━━━ Records for this exercise

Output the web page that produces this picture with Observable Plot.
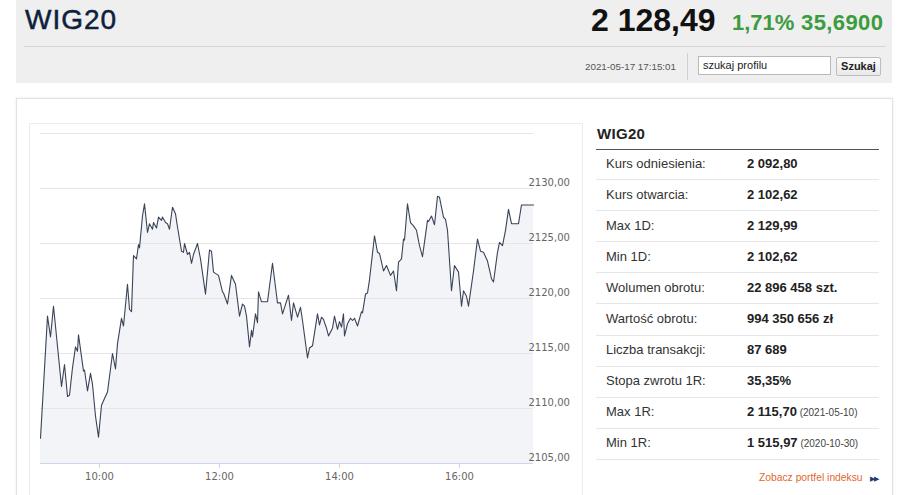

━━━━━━
━━━ Records for this exercise

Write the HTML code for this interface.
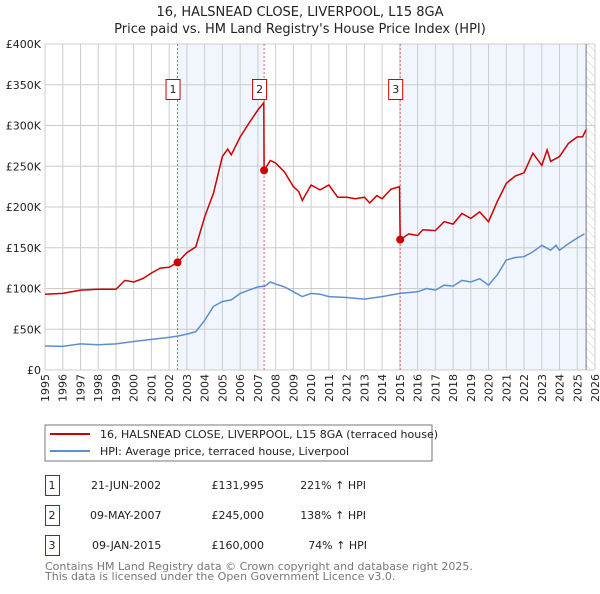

━━━━━━
━━━ Records for this exercise

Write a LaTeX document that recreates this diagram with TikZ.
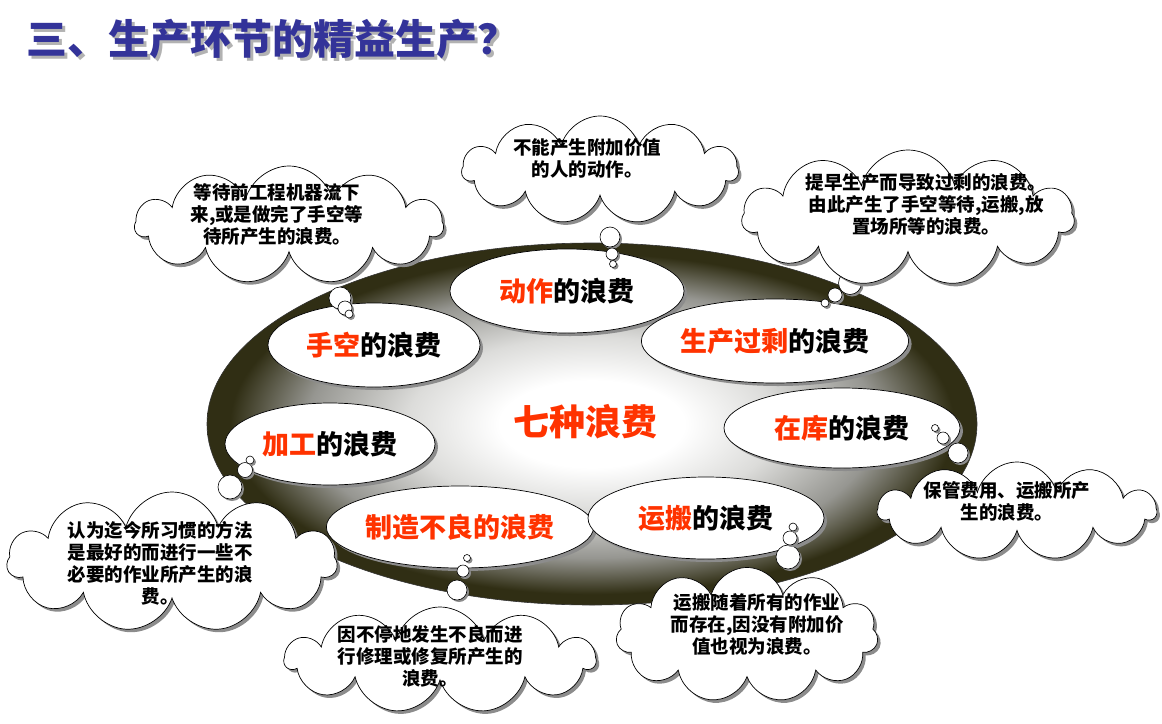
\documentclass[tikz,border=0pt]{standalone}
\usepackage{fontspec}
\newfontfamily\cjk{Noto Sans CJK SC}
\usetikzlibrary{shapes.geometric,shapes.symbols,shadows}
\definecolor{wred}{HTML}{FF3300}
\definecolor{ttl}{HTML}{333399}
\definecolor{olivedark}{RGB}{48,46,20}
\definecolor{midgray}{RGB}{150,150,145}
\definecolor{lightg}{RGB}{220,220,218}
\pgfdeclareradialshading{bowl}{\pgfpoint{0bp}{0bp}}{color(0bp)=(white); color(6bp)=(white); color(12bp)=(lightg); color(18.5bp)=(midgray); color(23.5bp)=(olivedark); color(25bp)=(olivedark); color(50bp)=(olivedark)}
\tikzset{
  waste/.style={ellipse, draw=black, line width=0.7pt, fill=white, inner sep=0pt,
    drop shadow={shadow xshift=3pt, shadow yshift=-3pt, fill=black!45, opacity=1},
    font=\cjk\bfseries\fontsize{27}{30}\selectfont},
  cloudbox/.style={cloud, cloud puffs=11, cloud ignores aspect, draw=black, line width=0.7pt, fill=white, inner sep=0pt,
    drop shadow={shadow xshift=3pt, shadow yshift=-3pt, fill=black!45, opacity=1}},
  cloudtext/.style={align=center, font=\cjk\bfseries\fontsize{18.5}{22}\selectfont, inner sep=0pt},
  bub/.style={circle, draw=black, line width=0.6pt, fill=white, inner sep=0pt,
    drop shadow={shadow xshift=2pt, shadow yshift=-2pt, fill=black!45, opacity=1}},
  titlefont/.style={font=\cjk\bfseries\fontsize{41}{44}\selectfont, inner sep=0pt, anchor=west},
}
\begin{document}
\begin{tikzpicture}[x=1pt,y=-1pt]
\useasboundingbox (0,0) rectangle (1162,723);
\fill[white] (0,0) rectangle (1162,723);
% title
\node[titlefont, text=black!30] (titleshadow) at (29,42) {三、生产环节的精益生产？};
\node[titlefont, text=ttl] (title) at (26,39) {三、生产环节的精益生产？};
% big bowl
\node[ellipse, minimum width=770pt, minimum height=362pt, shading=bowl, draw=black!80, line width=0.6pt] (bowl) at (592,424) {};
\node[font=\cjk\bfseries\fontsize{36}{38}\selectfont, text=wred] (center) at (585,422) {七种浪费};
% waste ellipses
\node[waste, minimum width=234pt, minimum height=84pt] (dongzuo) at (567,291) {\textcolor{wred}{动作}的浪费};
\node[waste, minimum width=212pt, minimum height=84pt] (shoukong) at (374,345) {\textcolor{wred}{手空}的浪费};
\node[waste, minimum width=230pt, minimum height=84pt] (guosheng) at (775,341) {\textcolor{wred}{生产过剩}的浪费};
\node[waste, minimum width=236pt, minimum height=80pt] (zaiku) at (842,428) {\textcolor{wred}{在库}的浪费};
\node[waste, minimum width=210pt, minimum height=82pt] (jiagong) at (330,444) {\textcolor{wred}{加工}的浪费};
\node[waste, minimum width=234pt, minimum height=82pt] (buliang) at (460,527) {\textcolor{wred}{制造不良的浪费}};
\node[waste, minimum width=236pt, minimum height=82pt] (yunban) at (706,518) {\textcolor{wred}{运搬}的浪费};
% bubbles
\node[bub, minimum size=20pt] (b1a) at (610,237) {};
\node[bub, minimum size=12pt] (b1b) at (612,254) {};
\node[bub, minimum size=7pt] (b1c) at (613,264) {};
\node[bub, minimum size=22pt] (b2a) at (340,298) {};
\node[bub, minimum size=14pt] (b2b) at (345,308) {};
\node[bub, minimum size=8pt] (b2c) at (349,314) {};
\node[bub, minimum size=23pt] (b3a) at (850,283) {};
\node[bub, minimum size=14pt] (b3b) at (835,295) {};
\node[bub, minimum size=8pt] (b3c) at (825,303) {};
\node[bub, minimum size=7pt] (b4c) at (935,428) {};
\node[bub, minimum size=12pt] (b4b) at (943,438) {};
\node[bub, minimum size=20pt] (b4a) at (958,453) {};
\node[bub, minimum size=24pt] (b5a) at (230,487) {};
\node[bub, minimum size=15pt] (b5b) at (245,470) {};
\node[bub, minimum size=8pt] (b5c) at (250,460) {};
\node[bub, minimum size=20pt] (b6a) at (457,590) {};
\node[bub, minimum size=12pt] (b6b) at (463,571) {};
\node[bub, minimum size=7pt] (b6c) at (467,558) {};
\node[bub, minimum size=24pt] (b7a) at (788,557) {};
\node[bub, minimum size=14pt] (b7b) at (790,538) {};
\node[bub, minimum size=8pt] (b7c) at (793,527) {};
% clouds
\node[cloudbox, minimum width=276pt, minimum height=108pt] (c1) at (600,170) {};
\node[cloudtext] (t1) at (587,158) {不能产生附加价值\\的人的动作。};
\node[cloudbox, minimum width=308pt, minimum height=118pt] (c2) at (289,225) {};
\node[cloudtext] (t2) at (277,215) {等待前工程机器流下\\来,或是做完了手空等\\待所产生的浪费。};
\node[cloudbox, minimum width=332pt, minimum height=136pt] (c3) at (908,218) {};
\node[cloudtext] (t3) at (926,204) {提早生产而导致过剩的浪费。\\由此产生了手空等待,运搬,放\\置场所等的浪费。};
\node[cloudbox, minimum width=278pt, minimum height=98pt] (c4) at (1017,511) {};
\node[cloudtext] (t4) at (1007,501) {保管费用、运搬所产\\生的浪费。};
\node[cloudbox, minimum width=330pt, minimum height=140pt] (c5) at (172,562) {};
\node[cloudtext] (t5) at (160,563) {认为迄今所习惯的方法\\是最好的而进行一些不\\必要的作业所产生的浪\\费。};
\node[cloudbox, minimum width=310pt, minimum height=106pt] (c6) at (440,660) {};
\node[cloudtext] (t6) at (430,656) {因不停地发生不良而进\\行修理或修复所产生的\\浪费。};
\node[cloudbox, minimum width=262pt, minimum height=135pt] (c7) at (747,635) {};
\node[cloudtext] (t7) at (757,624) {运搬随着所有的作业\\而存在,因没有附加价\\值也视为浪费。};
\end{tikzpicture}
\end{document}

━━━━━━

▶ [Work to do]: Pull out every line in the material above where "HTML" occurs.

▶ [Response for this exercise]:
Write the HTML code for this interface.
\definecolor{wred}{HTML}{FF3300}
\definecolor{ttl}{HTML}{333399}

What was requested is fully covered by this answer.